### [TASK GOAL]
Return the entries below in their exact form, leaving the pictures out.

— START OF MATERIAL SUPPLIED —

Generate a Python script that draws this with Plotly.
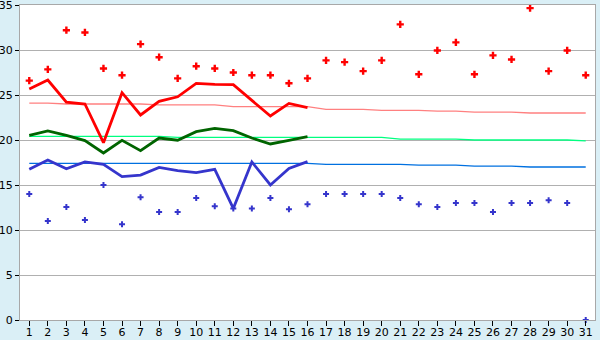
import plotly.graph_objects as go

days = list(range(1, 32))
tick_labels = [str(d) for d in days]
y_ticks = [0, 5, 10, 15, 20, 25, 30, 35]

# daily maxima (markers)
max_pts = [26.6, 27.85, 32.2, 31.95, 27.95, 27.2, 30.65, 29.2, 26.85, 28.2,
           27.95, 27.5, 27.2, 27.2, 26.3, 26.85, 28.85, 28.65, 27.65, 28.85,
           32.85, 27.3, 29.95, 30.85, 27.3, 29.4, 28.95, 34.65, 27.65, 29.95, 27.2]
# daily minima (markers)
min_pts = [14.0, 11.0, 12.55, 11.1, 15.0, 10.65, 13.65, 12.0, 12.0, 13.55,
           12.65, 12.4, 12.4, 13.55, 12.3, 12.85, 14.0, 14.0, 14.0, 14.0,
           13.55, 12.85, 12.55, 13.0, 13.0, 12.0, 13.0, 13.0, 13.3, 13.0, 0.0]

# thick lines (days 1-16)
line_days = list(range(1, 17))
red_line = [25.67, 26.67, 24.2, 24.0, 19.7, 25.26, 22.78, 24.3, 24.8, 26.3,
            26.18, 26.15, 24.4, 22.67, 24.07, 23.6]
green_line = [20.52, 21.0, 20.52, 19.93, 18.56, 19.96, 18.82, 20.22, 19.98, 20.93,
              21.3, 21.04, 20.22, 19.56, 19.96, 20.37]
blue_line = [16.74, 17.78, 16.81, 17.56, 17.3, 15.93, 16.1, 16.96, 16.6, 16.37,
             16.74, 12.4, 17.56, 15.0, 16.85, 17.59]

# thin normal lines (days 1-31)
pink_norm = [24.1, 24.1, 24.0, 24.0, 24.0, 24.0, 24.0, 23.9, 23.9, 23.9,
             23.9, 23.7, 23.7, 23.7, 23.7, 23.7, 23.4, 23.4, 23.4, 23.3,
             23.3, 23.3, 23.2, 23.2, 23.1, 23.1, 23.1, 23.0, 23.0, 23.0, 23.0]
lgreen_norm = [20.4, 20.4, 20.4, 20.4, 20.4, 20.4, 20.4, 20.4, 20.3, 20.3,
               20.3, 20.3, 20.3, 20.3, 20.3, 20.3, 20.3, 20.3, 20.3, 20.3,
               20.1, 20.1, 20.1, 20.1, 20.0, 20.0, 20.0, 20.0, 20.0, 20.0, 19.9]
lblue_norm = [17.4, 17.4, 17.4, 17.4, 17.4, 17.4, 17.4, 17.4, 17.4, 17.4,
              17.4, 17.4, 17.4, 17.4, 17.4, 17.4, 17.3, 17.3, 17.3, 17.3,
              17.3, 17.2, 17.2, 17.2, 17.1, 17.1, 17.1, 17.0, 17.0, 17.0, 17.0]

fig = go.Figure()
fig.add_trace(go.Scatter(x=days, y=pink_norm, mode="lines",
                         line=dict(color="#FF8080", width=1.3)))
fig.add_trace(go.Scatter(x=days, y=lgreen_norm, mode="lines",
                         line=dict(color="#00FF80", width=1.3)))
fig.add_trace(go.Scatter(x=days, y=lblue_norm, mode="lines",
                         line=dict(color="#0070E0", width=1.3)))
fig.add_trace(go.Scatter(x=line_days, y=red_line, mode="lines",
                         line=dict(color="#FF0000", width=2.8)))
fig.add_trace(go.Scatter(x=line_days, y=green_line, mode="lines",
                         line=dict(color="#006400", width=2.8)))
fig.add_trace(go.Scatter(x=line_days, y=blue_line, mode="lines",
                         line=dict(color="#3535CC", width=2.8)))
fig.add_trace(go.Scatter(x=days, y=max_pts, mode="markers", cliponaxis=False,
                         marker=dict(symbol="cross", size=6, color="#FF0000",
                                     line=dict(width=0))))
fig.add_trace(go.Scatter(x=days, y=min_pts, mode="markers", cliponaxis=False,
                         marker=dict(symbol="cross", size=5, color="#3535CC",
                                     line=dict(width=0))))

fig.update_layout(
    width=600, height=340,
    margin=dict(l=20, r=5, t=5, b=20, pad=0),
    paper_bgcolor="#DAEFF6",
    plot_bgcolor="#FFFFFF",
    showlegend=False,
    font=dict(family="DejaVu Sans", size=11, color="#000000"),
)
fig.update_xaxes(
    range=[0.5, 31.5], tickmode="array", tickvals=days, ticktext=tick_labels,
    automargin=False, ticklabeloverflow="allow",
    showgrid=False, zeroline=False, showline=True, linecolor="#A8A8A8", linewidth=1,
    mirror=True, ticks="outside", ticklen=5, tickcolor="#000000", tickwidth=1,
    tickfont=dict(size=11), ticklabelstandoff=-3,
)
fig.update_yaxes(
    range=[0, 35.001], tickmode="array", tickvals=y_ticks,
    ticktext=[str(v) for v in y_ticks],
    automargin=False, ticklabeloverflow="allow",
    showgrid=True, gridcolor="#B0B0B0", gridwidth=1, zeroline=False,
    showline=True, linecolor="#A8A8A8", linewidth=1, mirror=True,
    ticks="outside", ticklen=4, tickcolor="#000000", tickwidth=1,
    tickfont=dict(size=11),
)

fig.write_html("out.html", config={"displayModeBar": False},
               post_script="document.body.style.margin='0';")
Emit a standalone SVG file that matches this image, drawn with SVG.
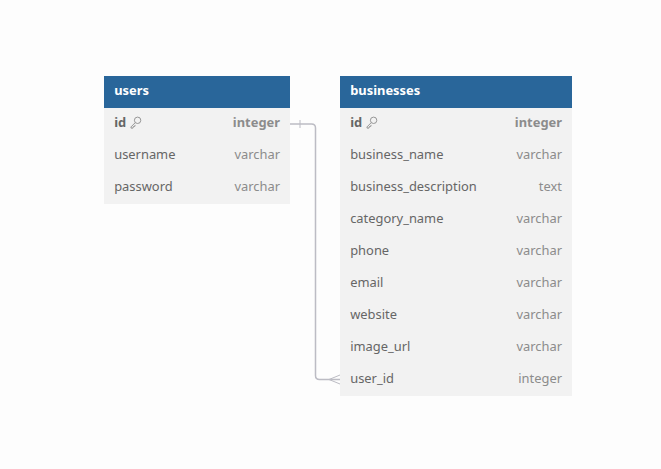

— END OF MATERIAL SUPPLIED —

### [THE REPLY]
Generate a Python script that draws this with Plotly.
import plotly.graph_objects as go

days = list(range(1, 32))
tick_labels = [str(d) for d in days]
y_ticks = [0, 5, 10, 15, 20, 25, 30, 35]

# daily maxima (markers)
max_pts = [26.6, 27.85, 32.2, 31.95, 27.95, 27.2, 30.65, 29.2, 26.85, 28.2,
           27.95, 27.5, 27.2, 27.2, 26.3, 26.85, 28.85, 28.65, 27.65, 28.85,
           32.85, 27.3, 29.95, 30.85, 27.3, 29.4, 28.95, 34.65, 27.65, 29.95, 27.2]
# daily minima (markers)
min_pts = [14.0, 11.0, 12.55, 11.1, 15.0, 10.65, 13.65, 12.0, 12.0, 13.55,
           12.65, 12.4, 12.4, 13.55, 12.3, 12.85, 14.0, 14.0, 14.0, 14.0,
           13.55, 12.85, 12.55, 13.0, 13.0, 12.0, 13.0, 13.0, 13.3, 13.0, 0.0]

# thick lines (days 1-16)
line_days = list(range(1, 17))
red_line = [25.67, 26.67, 24.2, 24.0, 19.7, 25.26, 22.78, 24.3, 24.8, 26.3,
            26.18, 26.15, 24.4, 22.67, 24.07, 23.6]
green_line = [20.52, 21.0, 20.52, 19.93, 18.56, 19.96, 18.82, 20.22, 19.98, 20.93,
              21.3, 21.04, 20.22, 19.56, 19.96, 20.37]
blue_line = [16.74, 17.78, 16.81, 17.56, 17.3, 15.93, 16.1, 16.96, 16.6, 16.37,
             16.74, 12.4, 17.56, 15.0, 16.85, 17.59]

# thin normal lines (days 1-31)
pink_norm = [24.1, 24.1, 24.0, 24.0, 24.0, 24.0, 24.0, 23.9, 23.9, 23.9,
             23.9, 23.7, 23.7, 23.7, 23.7, 23.7, 23.4, 23.4, 23.4, 23.3,
             23.3, 23.3, 23.2, 23.2, 23.1, 23.1, 23.1, 23.0, 23.0, 23.0, 23.0]
lgreen_norm = [20.4, 20.4, 20.4, 20.4, 20.4, 20.4, 20.4, 20.4, 20.3, 20.3,
               20.3, 20.3, 20.3, 20.3, 20.3, 20.3, 20.3, 20.3, 20.3, 20.3,
               20.1, 20.1, 20.1, 20.1, 20.0, 20.0, 20.0, 20.0, 20.0, 20.0, 19.9]
lblue_norm = [17.4, 17.4, 17.4, 17.4, 17.4, 17.4, 17.4, 17.4, 17.4, 17.4,
              17.4, 17.4, 17.4, 17.4, 17.4, 17.4, 17.3, 17.3, 17.3, 17.3,
              17.3, 17.2, 17.2, 17.2, 17.1, 17.1, 17.1, 17.0, 17.0, 17.0, 17.0]

fig = go.Figure()
fig.add_trace(go.Scatter(x=days, y=pink_norm, mode="lines",
                         line=dict(color="#FF8080", width=1.3)))
fig.add_trace(go.Scatter(x=days, y=lgreen_norm, mode="lines",
                         line=dict(color="#00FF80", width=1.3)))
fig.add_trace(go.Scatter(x=days, y=lblue_norm, mode="lines",
                         line=dict(color="#0070E0", width=1.3)))
fig.add_trace(go.Scatter(x=line_days, y=red_line, mode="lines",
                         line=dict(color="#FF0000", width=2.8)))
fig.add_trace(go.Scatter(x=line_days, y=green_line, mode="lines",
                         line=dict(color="#006400", width=2.8)))
fig.add_trace(go.Scatter(x=line_days, y=blue_line, mode="lines",
                         line=dict(color="#3535CC", width=2.8)))
fig.add_trace(go.Scatter(x=days, y=max_pts, mode="markers", cliponaxis=False,
                         marker=dict(symbol="cross", size=6, color="#FF0000",
                                     line=dict(width=0))))
fig.add_trace(go.Scatter(x=days, y=min_pts, mode="markers", cliponaxis=False,
                         marker=dict(symbol="cross", size=5, color="#3535CC",
                                     line=dict(width=0))))

fig.update_layout(
    width=600, height=340,
    margin=dict(l=20, r=5, t=5, b=20, pad=0),
    paper_bgcolor="#DAEFF6",
    plot_bgcolor="#FFFFFF",
    showlegend=False,
    font=dict(family="DejaVu Sans", size=11, color="#000000"),
)
fig.update_xaxes(
    range=[0.5, 31.5], tickmode="array", tickvals=days, ticktext=tick_labels,
    automargin=False, ticklabeloverflow="allow",
    showgrid=False, zeroline=False, showline=True, linecolor="#A8A8A8", linewidth=1,
    mirror=True, ticks="outside", ticklen=5, tickcolor="#000000", tickwidth=1,
    tickfont=dict(size=11), ticklabelstandoff=-3,
)
fig.update_yaxes(
    range=[0, 35.001], tickmode="array", tickvals=y_ticks,
    ticktext=[str(v) for v in y_ticks],
    automargin=False, ticklabeloverflow="allow",
    showgrid=True, gridcolor="#B0B0B0", gridwidth=1, zeroline=False,
    showline=True, linecolor="#A8A8A8", linewidth=1, mirror=True,
    ticks="outside", ticklen=4, tickcolor="#000000", tickwidth=1,
    tickfont=dict(size=11),
)

fig.write_html("out.html", config={"displayModeBar": False},
               post_script="document.body.style.margin='0';")
Emit a standalone SVG file that matches this image, drawn with SVG.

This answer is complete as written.